- EXERCISE:
Extract the lines from the first one in the records below through the line containing "import seaborn as sns", keeping both ends and leaving out any pictures.

Data entries

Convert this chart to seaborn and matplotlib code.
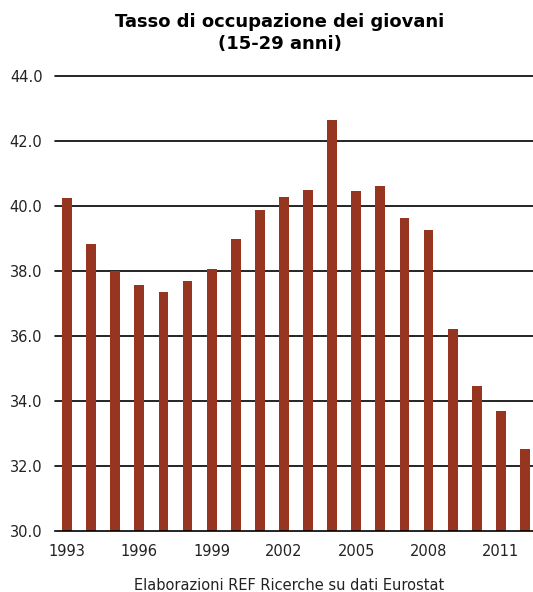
import numpy as np
import pandas as pd
import matplotlib
matplotlib.use("Agg")
import matplotlib.pyplot as plt
import seaborn as sns

years = [str(y) for y in range(1993, 2013)]
tasso = [40.25, 38.83, 38.0, 37.57, 37.35, 37.69, 38.06, 38.98, 39.88, 40.28,
         40.49, 42.65, 40.46, 40.62, 39.63, 39.26, 36.22, 34.46, 33.69, 32.52]
yticks = [30, 32, 34, 36, 38, 40, 42, 44]

data = pd.DataFrame({"anno": years, "tasso": tasso})

sns.set_style("white")
plt.rcParams["font.family"] = ["DejaVu Sans"]

fig = plt.figure(figsize=(5.33, 5.92), dpi=100)
ax = fig.add_axes([55 / 533, 61 / 592, 482 / 533, 455 / 592])
ax.set_axisbelow(True)

sns.barplot(data=data, x="anno", y="tasso", color="#963620", width=0.41,
            saturation=1, linewidth=0, edgecolor="none", ax=ax)
for p in ax.patches:
    p.set_zorder(3)

ax.set_ylim(30, 44)
ax.set_xlim(-0.5, len(years) - 0.5)
ax.set_yticks(yticks)
ax.set_yticklabels([f"{v:.1f}" for v in yticks], fontsize=10.5, color="#222222")
for v in yticks[1:]:
    ax.axhline(v, color="black", lw=1.2, zorder=0.5, clip_on=False)

# labels every 3 years, ticks between categories
ax.set_xticks(range(0, len(years), 3))
ax.set_xticklabels(years[::3], fontsize=10.5, color="#222222")
ax.set_xticks(np.arange(-0.5, len(years), 1), minor=True)
ax.tick_params(axis="x", which="major", length=0, pad=9.5)
ax.tick_params(axis="x", which="minor", length=3.6, width=1, color="black", direction="out")
ax.tick_params(axis="y", length=0, pad=9)

for s in ["top", "right", "left"]:
    ax.spines[s].set_visible(False)
ax.spines["bottom"].set_color("black")
ax.spines["bottom"].set_linewidth(1.2)
ax.spines["bottom"].set_zorder(4)
ax.set_xlabel("")
ax.set_ylabel("")

fig.text(280 / 533, 1 - 13 / 592, "Tasso di occupazione dei giovani\n(15-29 anni)",
         ha="center", va="top", fontsize=13, fontweight="bold", linespacing=1.3,
         color="black")
fig.text(289 / 533, 1 - 585 / 592, "Elaborazioni REF Ricerche su dati Eurostat",
         ha="center", va="center", fontsize=10.5, color="#222222")

fig.savefig("out.png", dpi=100)
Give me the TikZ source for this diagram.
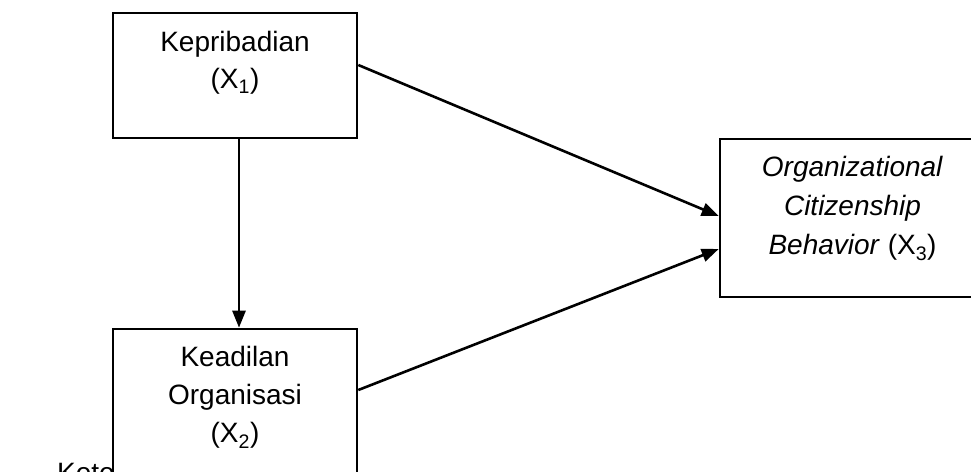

- ANSWER TO THE EXERCISE:
Convert this chart to seaborn and matplotlib code.
import numpy as np
import pandas as pd
import matplotlib
matplotlib.use("Agg")
import matplotlib.pyplot as plt
import seaborn as sns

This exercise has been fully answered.